Start by identifying the data type. With numbers, compare differences, alternation, and grouping. With shapes, check form, position, direction, number of parts, and repeated features. With text, carefully match each word's meaning to the exact question. These are not ready-made answers. They are an efficient checking order that keeps your attention focused.

Limit the time you spend defending one hypothesis. If a rule does not explain every element, discard it even when the beginning matches perfectly. Do not repair a weak idea by adding more exceptions. A new, simple hypothesis is usually faster than an old one that needs constant justification.

It also helps to separate discovery from verification. First propose a possible rule, then spend a few seconds criticizing it. Ask where it fails, which option could disprove it, and whether it addresses the exact question. This internal debate saves attempts. It also becomes faster with practice because you begin to notice common reasoning errors earlier.

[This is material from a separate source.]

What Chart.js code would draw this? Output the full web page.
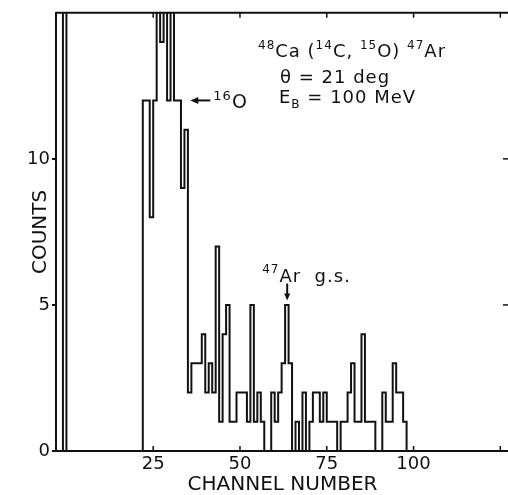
<!DOCTYPE html>
<html>
<head>
<meta charset="utf-8">
<script src="https://cdn.jsdelivr.net/npm/chart.js@4.4.1/dist/chart.umd.min.js"></script>
<style>
html, body { margin: 0; padding: 0; background: #fff; overflow: hidden; }
#wrap { width: 508px; height: 495px; overflow: hidden; }
</style>
</head>
<body>
<div id="wrap"><canvas id="spectrum" width="510" height="495"></canvas></div>
<script>
var ink = '#111';
var fontName = '"DejaVu Sans", sans-serif';

// off-scale spike at the very start (count runs past the top of the frame)
var lowStart = -1;
var lowCounts = [20];

// main group, one count per channel starting at channel 22 (20 = off scale)
var mainStart = 22;
var mainCounts = [12, 12, 8, 12, 20, 14, 20, 12, 20, 12, 12, 9, 11, 2, 3, 3, 3, 4, 2, 3,
                  2, 7, 1, 4, 5, 1, 1, 2, 2, 2, 1, 5, 1, 2, 1, 0, 0, 2, 1, 2,
                  3, 5, 3, 0, 1, 0, 2, 0, 1, 2, 2, 1, 2, 1, 1, 1, 0, 1, 1, 2,
                  3, 1, 1, 4, 1, 1, 1, 0, 0, 2, 1, 1, 3, 2, 2, 1];

var xTicks = [25, 50, 75, 100, 125];
var xLabels = ['25', '50', '75', '100', ''];
var yTicks = [0, 5, 10];


function stepPoints(start, values) {
    var pts = [{x: start, y: 0}];
    values.forEach(function(v, i) {
        pts.push({x: start + i, y: v});
    });
    pts.push({x: start + values.length, y: 0});
    return pts;
}

function drawParts(ctx, x, y, parts, size) {
    parts.forEach(function(p) {
        var s = (p.sup || p.sub) ? Math.round(size * 0.66) : size;
        ctx.font = s + 'px ' + fontName;
        var dy = p.sup ? -size * 0.45 : (p.sub ? size * 0.3 : 0);
        ctx.fillText(p.t, x, y + dy);
        x += ctx.measureText(p.t).width;
    });
}

var annotate = {
    id: 'annotate',
    afterDraw: function(chart) {
        var ctx = chart.ctx, a = chart.chartArea;
        var xs = chart.scales.x, ys = chart.scales.y;
        ctx.save();
        ctx.strokeStyle = ink;
        ctx.fillStyle = ink;

        // top and right side of the box
        ctx.lineWidth = 2;
        ctx.beginPath();
        ctx.moveTo(a.left, a.top);
        ctx.lineTo(a.right, a.top);
        ctx.lineTo(a.right, a.bottom);
        ctx.stroke();

        // inward ticks
        ctx.lineWidth = 1.5;
        xTicks.forEach(function(v) {
            var px = xs.getPixelForValue(v);
            ctx.beginPath();
            ctx.moveTo(px, a.bottom);
            ctx.lineTo(px, a.bottom - 5);
            ctx.moveTo(px, a.top);
            ctx.lineTo(px, a.top + 5);
            ctx.stroke();
        });
        yTicks.forEach(function(v) {
            var py = ys.getPixelForValue(v);
            ctx.beginPath();
            ctx.moveTo(a.right, py);
            ctx.lineTo(a.right - 6, py);
            ctx.stroke();
        });

        ctx.letterSpacing = '1px';
        ctx.textBaseline = 'alphabetic';
        ctx.textAlign = 'left';

        // reaction label
        drawParts(ctx, 258, 57, [
            {t: '48', sup: true}, {t: 'Ca ('}, {t: '14', sup: true}, {t: 'C, '},
            {t: '15', sup: true}, {t: 'O) '}, {t: '47', sup: true}, {t: 'Ar'}
        ], 18);
        drawParts(ctx, 280, 83, [{t: '\u03b8 = 21 deg'}], 18);
        drawParts(ctx, 279, 103, [{t: 'E'}, {t: 'B', sub: true}, {t: ' = 100 MeV'}], 18);

        // 16O arrow
        var ox = xs.getPixelForValue(35.7), oy = ys.getPixelForValue(12);
        ctx.lineWidth = 2;
        ctx.beginPath();
        ctx.moveTo(ox + 4, oy);
        ctx.lineTo(ox + 20, oy);
        ctx.stroke();
        ctx.beginPath();
        ctx.moveTo(ox, oy);
        ctx.lineTo(ox + 8, oy - 3.5);
        ctx.lineTo(ox + 8, oy + 3.5);
        ctx.closePath();
        ctx.fill();
        drawParts(ctx, ox + 23, oy + 8, [{t: '16', sup: true}, {t: 'O'}], 19);

        // 47Ar ground state arrow
        var gx = xs.getPixelForValue(63.6), gy = ys.getPixelForValue(5.15);
        ctx.beginPath();
        ctx.moveTo(gx, gy - 17);
        ctx.lineTo(gx, gy - 4);
        ctx.stroke();
        ctx.beginPath();
        ctx.moveTo(gx, gy);
        ctx.lineTo(gx - 3, gy - 7);
        ctx.lineTo(gx + 3, gy - 7);
        ctx.closePath();
        ctx.fill();
        drawParts(ctx, gx - 25, gy - 19, [{t: '47', sup: true}, {t: 'Ar  g.s.'}], 18);

        ctx.restore();
    }
};

var tickFont = {family: fontName, size: 18};

new Chart(document.getElementById('spectrum'), {
    type: 'line',
    data: {
        datasets: [{
            data: stepPoints(lowStart, lowCounts),
            borderColor: ink,
            borderWidth: 2,
            pointRadius: 0,
            stepped: true,
            fill: false
        }, {
            data: stepPoints(mainStart, mainCounts),
            borderColor: ink,
            borderWidth: 2,
            pointRadius: 0,
            stepped: true,
            fill: false
        }]
    },
    options: {
        responsive: false,
        animation: false,
        layout: {padding: {top: 10, right: 1, left: 0, bottom: 0}},
        plugins: {legend: {display: false}, tooltip: {enabled: false}},
        scales: {
            x: {
                type: 'linear',
                min: -3,
                max: 127.5,
                afterBuildTicks: function(scale) {
                    scale.ticks = xTicks.map(function(v) { return {value: v}; });
                },
                afterFit: function(scale) { scale.height = 44; },
                grid: {display: false, drawTicks: false},
                border: {display: true, color: ink, width: 2},
                ticks: {
                    color: ink,
                    font: tickFont,
                    padding: 3,
                    maxRotation: 0,
                    autoSkip: false,
                    callback: function(v) { return xLabels[xTicks.indexOf(v)]; }
                },
                title: {
                    display: true,
                    text: 'CHANNEL NUMBER',
                    color: ink,
                    font: {family: fontName, size: 20, lineHeight: 1},
                    padding: {top: 0, bottom: 0}
                }
            },
            y: {
                min: 0,
                max: 15,
                afterBuildTicks: function(scale) {
                    scale.ticks = yTicks.map(function(v) { return {value: v}; });
                },
                afterFit: function(scale) { scale.width = 56; },
                grid: {drawOnChartArea: false, drawTicks: true, tickLength: 4, color: ink, lineWidth: 2},
                border: {display: true, color: ink, width: 2},
                ticks: {color: ink, font: tickFont, padding: 2},
                title: {
                    display: true,
                    text: 'COUNTS',
                    color: ink,
                    font: {family: fontName, size: 20, lineHeight: 1},
                    padding: {top: 31, bottom: 0}
                }
            }
        }
    },
    plugins: [annotate]
});
</script>
</body>
</html>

Take a break when you feel tired. In attention puzzles, fatigue often disguises itself as difficulty: your eyes slide over familiar details while your mind repeats its first interpretation. Returning with fresh attention can reveal the answer without another hint.

FAQ

Can you beat Sigma IQ by guessing every answer?

Guessing may occasionally work by chance, but it does not reveal the rule and will not help with similar challenges. It is more reliable to connect every attempt to one testable hypothesis.

What should I check first when I am stuck?

Reread the main verb, negative words, and restrictions in the prompt. Then compare your theory with every element in the puzzle. Most mistakes become visible during one of these checks.

Do I need to search for hidden screen elements?

Do not begin there. First use the visible information, exact wording, and standard interface actions. Consider an unusual interaction only after testing the direct logical solution.

How do I know that I found the correct rule?

A correct rule answers the exact question, explains all available information without arbitrary exceptions, and lets you justify your choice in one clear sentence.